FDA issues emergency authorization of two anti-malaria drugs.
The U.S. Food and Drug Administration (FDA) has approved the use of two anti-malaria drugs to treat patients infected by the new coronavirus.
On Sunday, the U.S. Department of Health and Human Services (HHS) said in a statement that chloroquine and hydroxychloroquine could be prescribed to teens and adults with COVID-19 “as appropriate, when a clinical trial is not available or feasible,” after the FDA issued an Emergency Use Authorization. (EUA) That marked the first EUA for a drug related to COVID-19 in the U.S., according to the statement.
Currently, there are no specific drugs for COVID-19 which, as shown in the Statista graph below (accurate as of March 26), has sickened over half a million people. According to Johns Hopkins University, over 720,000 cases have been confirmed, more than 34,000 people have died, and over 152,000 have recovered since the pandemic started in China late last year.
Both chloroquine and hydroxychloroquine are used to treat diseases including malaria, and have “shown activity in laboratory studies against coronaviruses, including SARS-CoV-2 (the virus that causes COVID-19),” the HHS stated.
“Anecdotal reports suggest that these drugs may offer some benefit in the treatment of hospitalized COVID-19 patients.
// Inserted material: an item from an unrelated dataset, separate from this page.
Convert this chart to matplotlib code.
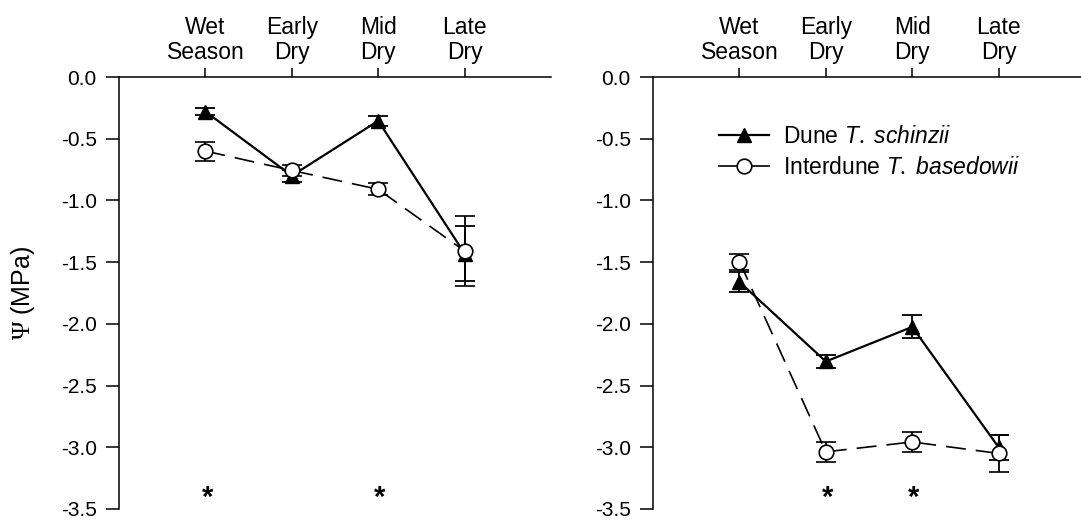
import matplotlib

matplotlib.use("Agg")
import matplotlib.pyplot as plt
from matplotlib.lines import Line2D

plt.rcParams["font.family"] = ["Liberation Sans", "DejaVu Sans"]
plt.rcParams["mathtext.fontset"] = "custom"
plt.rcParams["mathtext.rm"] = "Liberation Serif"
plt.rcParams["mathtext.it"] = "Liberation Sans:italic"
plt.rcParams["mathtext.sf"] = "Liberation Sans"

SEASONS = ["Wet\nSeason", "Early\nDry", "Mid\nDry", "Late\nDry"]
YTICKS = [0.0, -0.5, -1.0, -1.5, -2.0, -2.5, -3.0, -3.5]

# panel 1
dune_a = [-0.28, -0.80, -0.355, -1.43]
dune_a_se = [0.027, 0.047, 0.04, 0.22]
inter_a = [-0.60, -0.757, -0.91, -1.41]
inter_a_se = [0.077, 0.047, 0.05, 0.28]
stars_a = [1, 3]

# panel 2
dune_b = [-1.66, -2.305, -2.025, -3.00]
dune_b_se = [0.08, 0.05, 0.093, 0.10]
inter_b = [-1.495, -3.037, -2.957, -3.05]
inter_b_se = [0.065, 0.08, 0.083, 0.15]
stars_b = [2, 3]

FS = 16.5
FS_Y = 15


def draw_panel(ax, dune, dune_se, inter, inter_se, stars):
    x = [1, 2, 3, 4]
    ax.errorbar(x, dune, yerr=dune_se, color="black", lw=1.6, marker="^",
                ms=10.5, mfc="black", mec="black", capsize=7.5, elinewidth=1.3,
                capthick=1.3, zorder=3)
    ax.errorbar(x, inter, yerr=inter_se, color="black", lw=1.2,
                ls=(0, (12, 6)), marker="o", ms=10.5, mfc="white", mec="black",
                mew=1.2, capsize=7.5, elinewidth=1.3, capthick=1.3, zorder=4)
    for s in stars:
        ax.text(s + 0.02, -3.41, "*", ha="center", va="center", fontsize=21,
                fontweight="bold")

    ax.set_xlim(0, 5)
    ax.set_ylim(-3.5, 0.0)
    ax.set_yticks(YTICKS)
    ax.set_yticklabels([f"{v:.1f}" for v in YTICKS])
    ax.set_xticks(x)
    ax.set_xticklabels(SEASONS, linespacing=1.1)
    ax.xaxis.tick_top()
    ax.tick_params(axis="x", direction="out", length=6.5, width=1.1,
                   pad=3, labelsize=FS)
    ax.tick_params(axis="y", direction="out", length=9.5, width=1.1,
                   pad=6.5, labelsize=FS_Y)
    for side in ("bottom", "right"):
        ax.spines[side].set_visible(False)
    for side in ("top", "left"):
        ax.spines[side].set_linewidth(1.1)


fig = plt.figure(figsize=(10.81, 5.20), dpi=100)
ax1 = fig.add_axes([0.1101, 0.0212, 0.3996, 0.8307])
ax2 = fig.add_axes([0.6041, 0.0212, 0.3996, 0.8307])

draw_panel(ax1, dune_a, dune_a_se, inter_a, inter_a_se, stars_a)
draw_panel(ax2, dune_b, dune_b_se, inter_b, inter_b_se, stars_b)

ax1.set_ylabel(r"$\Psi$ (MPa)", fontsize=FS + 1.5)
ax1.yaxis.set_label_coords(-0.19, 0.5)

handles = [
    Line2D([], [], color="black", lw=1.6, marker="^", ms=10.5, mfc="black"),
    Line2D([], [], color="black", lw=1.2, marker="o", ms=10.5, mfc="white",
           mew=1.2),
]
labels = [r"Dune $\mathit{T.\ schinzii}$", r"Interdune $\mathit{T.\ basedowii}$"]
ax2.legend(handles, labels, loc="upper left", bbox_to_anchor=(0.152, 0.888),
           frameon=False, fontsize=FS, handlelength=2.2, handletextpad=0.6,
           labelspacing=0.35, borderpad=0, borderaxespad=0)

fig.savefig("out.png", dpi=100)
Clinical trials are needed to provide scientific evidence that these treatments are effective.”
Under the EUA, health care providers and patients must be given fact sheets outlining the known risks and drug interactions of the medications.
The HSS said it accepted 30 million doses of hydroxychloroquine sulfate from an arm of the pharmaceutical company Novartis, and one million of chloroquine phosphate from Bayer Pharmaceuticals to be used for treating hospitalized COVID-19 patients or in clinical trials.
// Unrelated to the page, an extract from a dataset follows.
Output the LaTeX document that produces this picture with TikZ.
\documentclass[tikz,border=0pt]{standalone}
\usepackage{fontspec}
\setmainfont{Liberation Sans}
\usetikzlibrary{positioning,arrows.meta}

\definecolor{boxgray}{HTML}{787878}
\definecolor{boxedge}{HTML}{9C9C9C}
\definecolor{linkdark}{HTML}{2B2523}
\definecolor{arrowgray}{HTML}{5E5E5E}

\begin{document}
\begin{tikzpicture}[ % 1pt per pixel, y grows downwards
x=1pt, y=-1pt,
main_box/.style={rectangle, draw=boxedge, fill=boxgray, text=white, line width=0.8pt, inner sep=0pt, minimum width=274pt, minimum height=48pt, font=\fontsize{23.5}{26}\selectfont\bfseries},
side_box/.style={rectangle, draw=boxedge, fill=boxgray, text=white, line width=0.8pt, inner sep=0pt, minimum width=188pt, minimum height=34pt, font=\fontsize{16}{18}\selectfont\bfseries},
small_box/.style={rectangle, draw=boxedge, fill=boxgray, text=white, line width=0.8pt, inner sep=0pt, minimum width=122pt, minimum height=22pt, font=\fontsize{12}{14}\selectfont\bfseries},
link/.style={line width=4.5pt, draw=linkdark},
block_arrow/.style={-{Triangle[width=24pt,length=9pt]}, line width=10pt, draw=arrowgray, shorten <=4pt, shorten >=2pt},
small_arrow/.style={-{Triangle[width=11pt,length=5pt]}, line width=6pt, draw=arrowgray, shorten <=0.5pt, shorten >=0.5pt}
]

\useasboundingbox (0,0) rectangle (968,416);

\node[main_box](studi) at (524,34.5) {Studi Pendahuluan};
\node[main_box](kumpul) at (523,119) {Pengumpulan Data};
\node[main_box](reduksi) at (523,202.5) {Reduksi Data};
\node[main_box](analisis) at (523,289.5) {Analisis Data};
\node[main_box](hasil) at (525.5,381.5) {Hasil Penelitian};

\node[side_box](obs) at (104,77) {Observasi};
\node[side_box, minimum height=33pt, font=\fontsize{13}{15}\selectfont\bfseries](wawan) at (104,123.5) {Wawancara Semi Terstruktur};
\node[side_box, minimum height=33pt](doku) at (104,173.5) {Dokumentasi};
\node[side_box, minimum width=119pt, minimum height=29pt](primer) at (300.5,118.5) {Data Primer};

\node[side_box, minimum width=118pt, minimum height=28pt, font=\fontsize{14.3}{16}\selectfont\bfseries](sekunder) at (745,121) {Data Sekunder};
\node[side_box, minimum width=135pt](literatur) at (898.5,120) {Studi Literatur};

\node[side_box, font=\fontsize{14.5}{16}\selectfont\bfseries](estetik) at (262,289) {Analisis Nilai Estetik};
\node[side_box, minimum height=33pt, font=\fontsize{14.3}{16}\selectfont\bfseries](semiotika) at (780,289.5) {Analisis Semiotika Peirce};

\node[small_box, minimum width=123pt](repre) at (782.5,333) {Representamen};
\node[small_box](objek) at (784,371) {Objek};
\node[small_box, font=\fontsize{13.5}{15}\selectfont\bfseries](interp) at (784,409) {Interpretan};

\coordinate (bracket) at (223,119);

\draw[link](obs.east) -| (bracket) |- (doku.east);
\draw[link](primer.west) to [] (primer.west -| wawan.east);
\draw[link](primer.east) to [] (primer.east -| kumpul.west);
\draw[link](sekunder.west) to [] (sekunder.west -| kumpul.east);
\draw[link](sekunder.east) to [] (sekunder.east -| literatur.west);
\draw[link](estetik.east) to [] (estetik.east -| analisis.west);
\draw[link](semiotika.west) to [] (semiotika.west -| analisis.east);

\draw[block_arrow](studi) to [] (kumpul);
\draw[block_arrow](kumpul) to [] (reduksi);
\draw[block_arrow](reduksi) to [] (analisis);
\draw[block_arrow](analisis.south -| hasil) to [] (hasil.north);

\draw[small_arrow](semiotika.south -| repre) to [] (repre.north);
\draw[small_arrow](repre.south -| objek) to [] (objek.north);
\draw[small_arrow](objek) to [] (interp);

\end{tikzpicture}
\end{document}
“These and other companies may donate additional doses, and companies have ramped up production to provide additional supplies of the medication to the commercial market,” the HHS said.
“Given the importance of understanding the efficacy of these medications for the treatment and prevention of COVID-19, federal agencies, such as the National Institutes of Health and ASPR’s Biomedical Advanced Research and Development Authority (BARDA), are working together to plan clinical trials.”
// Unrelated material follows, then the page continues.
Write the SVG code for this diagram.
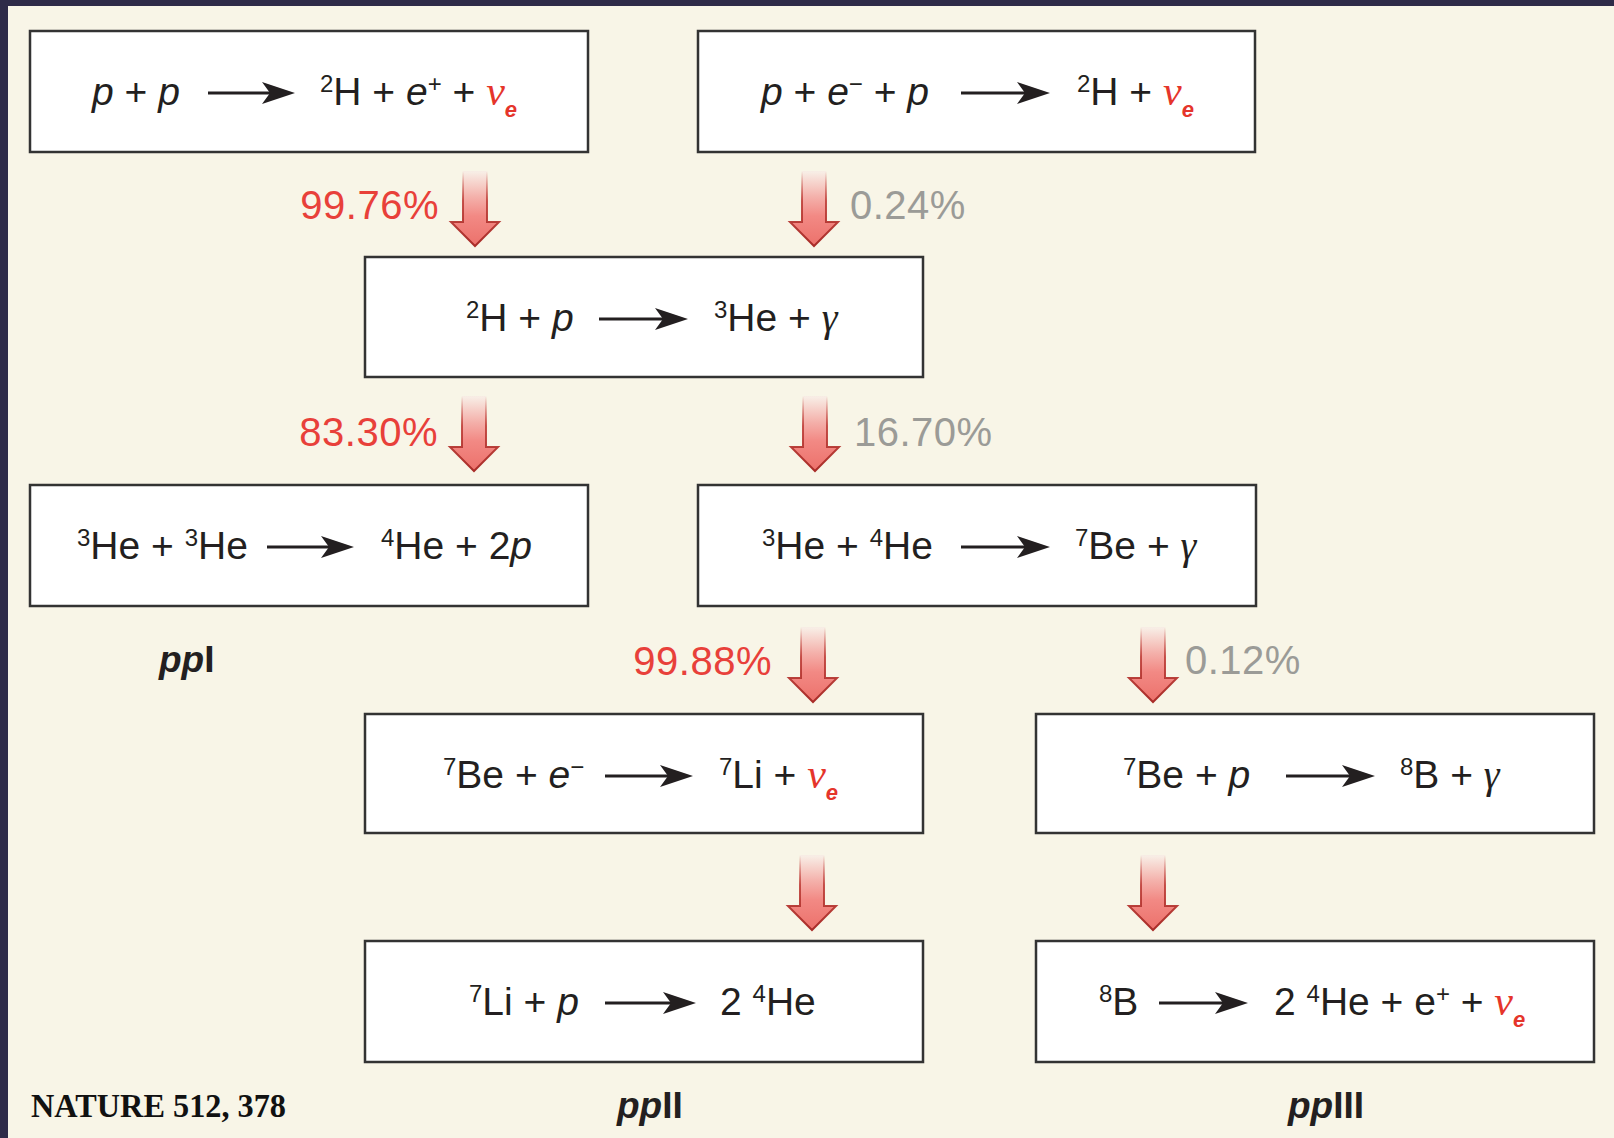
<svg xmlns="http://www.w3.org/2000/svg" width="1614" height="1138" viewBox="0 0 1614 1138">
<defs>
<style>
.bg{fill:#f8f5e7}
.frame{fill:#2e2b48}
.box{fill:#ffffff;stroke:#333333;stroke-width:2.5}
.eq{font-family:"Liberation Sans",Arial,sans-serif;font-size:39px;fill:#231f20;white-space:pre}
.it{font-style:italic}
.sup{font-size:24px}
.nu{font-family:"Liberation Serif","Times New Roman",serif;font-style:italic;font-size:42px;fill:#e5352b}
.gam{font-family:"Liberation Serif","Times New Roman",serif;font-style:italic;font-size:40px}
.sub{font-size:22px;font-weight:bold;font-style:italic;fill:#e5352b}
.rx{stroke:#231f20;stroke-width:2.8;fill:none}
.pct{font-family:"Liberation Sans",Arial,sans-serif;font-size:40px;letter-spacing:0.5px}
.red{fill:#e8403a}
.gray{fill:#9b9b97}
.lbl{font-family:"Liberation Sans",Arial,sans-serif;font-size:37px;font-weight:bold;fill:#231f20}
.src{font-family:"Liberation Serif","Times New Roman",serif;font-size:34px;font-weight:bold;fill:#111111}
</style>
<marker id="ah" markerUnits="userSpaceOnUse" markerWidth="34" markerHeight="24" viewBox="0 0 34 24" refX="20" refY="12" orient="auto">
<path d="M0,1 L33,12 L0,23 L8,12 Z" fill="#231f20"/>
</marker>
<linearGradient id="shaftFill" x1="0" y1="0" x2="0" y2="1">
<stop offset="0" stop-color="#f8f0e8"/>
<stop offset="0.35" stop-color="#f4b0aa"/>
<stop offset="0.6" stop-color="#f28984"/>
<stop offset="1" stop-color="#ec716b"/>
</linearGradient>
<linearGradient id="shaftStroke" x1="0" y1="0" x2="0" y2="1">
<stop offset="0" stop-color="#c0403a" stop-opacity="0"/>
<stop offset="0.4" stop-color="#c0403a" stop-opacity="0.9"/>
<stop offset="1" stop-color="#a82c28"/>
</linearGradient>
<path id="bigArrow" d="M-12,0 L12,0 L12,51 L24,51 L0,75 L-24,51 L-12,51 Z" fill="url(#shaftFill)" stroke="url(#shaftStroke)" stroke-width="2" stroke-linejoin="miter"/>
</defs>

<rect class="bg" x="0" y="0" width="1614" height="1138"/>
<rect class="frame" x="0" y="0" width="1614" height="6"/>
<rect class="frame" x="0" y="0" width="8" height="1138"/>

<g id="connectors">
<use href="#bigArrow" transform="translate(475,171)"/>
<use href="#bigArrow" transform="translate(814,171)"/>
<use href="#bigArrow" transform="translate(474,396)"/>
<use href="#bigArrow" transform="translate(815,396)"/>
<use href="#bigArrow" transform="translate(813,627)"/>
<use href="#bigArrow" transform="translate(1153,627)"/>
<use href="#bigArrow" transform="translate(812,855)"/>
<use href="#bigArrow" transform="translate(1153,855)"/>
</g>

<g id="branch-labels">
<text class="pct red" x="439" y="219" text-anchor="end">99.76%</text>
<text class="pct gray" x="850" y="219">0.24%</text>
<text class="pct red" x="438" y="446" text-anchor="end">83.30%</text>
<text class="pct gray" x="854" y="446">16.70%</text>
<text class="pct red" x="772" y="675" text-anchor="end">99.88%</text>
<text class="pct gray" x="1185" y="674">0.12%</text>
</g>

<g id="node-pp">
<rect class="box" x="30" y="31" width="558" height="121"/>
<text class="eq" x="92" y="105"><tspan class="it">p</tspan> + <tspan class="it">p</tspan></text>
<line class="rx" x1="208" y1="93" x2="282" y2="93" marker-end="url(#ah)"/>
<text class="eq" x="320" y="105"><tspan class="sup" dy="-13">2</tspan><tspan dy="13">H + </tspan><tspan class="it">e</tspan><tspan class="sup" dy="-13">+</tspan><tspan dy="13"> + </tspan><tspan class="nu">ν</tspan><tspan class="sub" dy="12">e</tspan></text>
</g>

<g id="node-pep">
<rect class="box" x="698" y="31" width="557" height="121"/>
<text class="eq" x="761" y="105"><tspan class="it">p</tspan> + <tspan class="it">e</tspan><tspan class="sup" dy="-13">−</tspan><tspan dy="13"> + </tspan><tspan class="it">p</tspan></text>
<line class="rx" x1="961" y1="93" x2="1037" y2="93" marker-end="url(#ah)"/>
<text class="eq" x="1077" y="105"><tspan class="sup" dy="-13">2</tspan><tspan dy="13">H + </tspan><tspan class="nu">ν</tspan><tspan class="sub" dy="12">e</tspan></text>
</g>

<g id="node-hp">
<rect class="box" x="365" y="257" width="558" height="120"/>
<text class="eq" x="466" y="331"><tspan class="sup" dy="-13">2</tspan><tspan dy="13">H + </tspan><tspan class="it">p</tspan></text>
<line class="rx" x1="599" y1="319" x2="675" y2="319" marker-end="url(#ah)"/>
<text class="eq" x="714" y="331"><tspan class="sup" dy="-13">3</tspan><tspan dy="13">He + </tspan><tspan class="gam">γ</tspan></text>
</g>

<g id="node-he3he3">
<rect class="box" x="30" y="485" width="558" height="121"/>
<text class="eq" x="77" y="559"><tspan class="sup" dy="-13">3</tspan><tspan dy="13">He + </tspan><tspan class="sup" dy="-13">3</tspan><tspan dy="13">He</tspan></text>
<line class="rx" x1="267" y1="547" x2="341" y2="547" marker-end="url(#ah)"/>
<text class="eq" x="381" y="559"><tspan class="sup" dy="-13">4</tspan><tspan dy="13">He + 2</tspan><tspan class="it">p</tspan></text>
</g>

<g id="node-he3he4">
<rect class="box" x="698" y="485" width="558" height="121"/>
<text class="eq" x="762" y="559"><tspan class="sup" dy="-13">3</tspan><tspan dy="13">He + </tspan><tspan class="sup" dy="-13">4</tspan><tspan dy="13">He</tspan></text>
<line class="rx" x1="961" y1="547" x2="1037" y2="547" marker-end="url(#ah)"/>
<text class="eq" x="1075" y="559"><tspan class="sup" dy="-13">7</tspan><tspan dy="13">Be + </tspan><tspan class="gam">γ</tspan></text>
</g>

<g id="node-be7e">
<rect class="box" x="365" y="714" width="558" height="119"/>
<text class="eq" x="443" y="788"><tspan class="sup" dy="-13">7</tspan><tspan dy="13">Be + </tspan><tspan class="it">e</tspan><tspan class="sup" dy="-13">−</tspan></text>
<line class="rx" x1="605" y1="776" x2="680" y2="776" marker-end="url(#ah)"/>
<text class="eq" x="719" y="788"><tspan class="sup" dy="-13">7</tspan><tspan dy="13">Li + </tspan><tspan class="nu">ν</tspan><tspan class="sub" dy="12">e</tspan></text>
</g>

<g id="node-be7p">
<rect class="box" x="1036" y="714" width="558" height="119"/>
<text class="eq" x="1123" y="788"><tspan class="sup" dy="-13">7</tspan><tspan dy="13">Be + </tspan><tspan class="it">p</tspan></text>
<line class="rx" x1="1286" y1="776" x2="1362" y2="776" marker-end="url(#ah)"/>
<text class="eq" x="1400" y="788"><tspan class="sup" dy="-13">8</tspan><tspan dy="13">B + </tspan><tspan class="gam">γ</tspan></text>
</g>

<g id="node-li7p">
<rect class="box" x="365" y="941" width="558" height="121"/>
<text class="eq" x="469" y="1015"><tspan class="sup" dy="-13">7</tspan><tspan dy="13">Li + </tspan><tspan class="it">p</tspan></text>
<line class="rx" x1="605" y1="1003" x2="683" y2="1003" marker-end="url(#ah)"/>
<text class="eq" x="720" y="1015">2 <tspan class="sup" dy="-13">4</tspan><tspan dy="13">He</tspan></text>
</g>

<g id="node-b8">
<rect class="box" x="1036" y="941" width="558" height="121"/>
<text class="eq" x="1099" y="1015"><tspan class="sup" dy="-13">8</tspan><tspan dy="13">B</tspan></text>
<line class="rx" x1="1159" y1="1003" x2="1235" y2="1003" marker-end="url(#ah)"/>
<text class="eq" x="1274" y="1015">2 <tspan class="sup" dy="-13">4</tspan><tspan dy="13">He + e</tspan><tspan class="sup" dy="-13">+</tspan><tspan dy="13"> + </tspan><tspan class="nu">ν</tspan><tspan class="sub" dy="12">e</tspan></text>
</g>

<g id="chain-labels">
<text class="lbl" x="159" y="672"><tspan font-style="italic">pp</tspan>I</text>
<text class="lbl" x="617" y="1118"><tspan font-style="italic">pp</tspan>II</text>
<text class="lbl" x="1288" y="1118"><tspan font-style="italic">pp</tspan>III</text>
<text class="src" x="31" y="1117" textLength="255" lengthAdjust="spacingAndGlyphs">NATURE 512, 378</text>
</g>
</svg>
The Strategic National Stockpile will ship the drugs to states, according to the statement.
The HHS said it hoped the donated drugs would “ease supply pressures” for the medications, and that it was working with manufacturers to boost production to ensure those who depend on them to treat conditions such as malaria, lupus, and rheumatoid arthritis have access.
The decision comes after FDA commissioner Stephen Hahn said that the agency would “take a closer look” at chloroquine in “a large pragmatic clinical trial—to actually gather that information and answer that question that needs to be asked and answered,” after President Donald Trump said chloroquine and hydroxychloroquine showed promise in COVID-19 patients.
Last week, the authors of a paper published in the Journal of Zhejiang University concluded that hydroxychloroquine is no better a treatment for coronavirus than currently used methods.
Vineet Menachery, Assistant Professor in the Department of Microbiology & Immunology at the University of Texas Medical Branch who was not involved in the research, cautioned to Newsweek last week that the paper involved a small number of participants. And while the patients didn’t improve and it doesn’t appear to worsen COVID-19, there are concerns about its side effects.
He told Newsweek: “Like the papers to date on hydroxychloroquine and chloroquine, there isn’t much concrete data.”
As experts investigate the potential benefits of the drugs, health officials last week urged members of the public not to self-medicate, after an Arizona man who took chloroquine phosphate in the form of a fish tank cleaner died.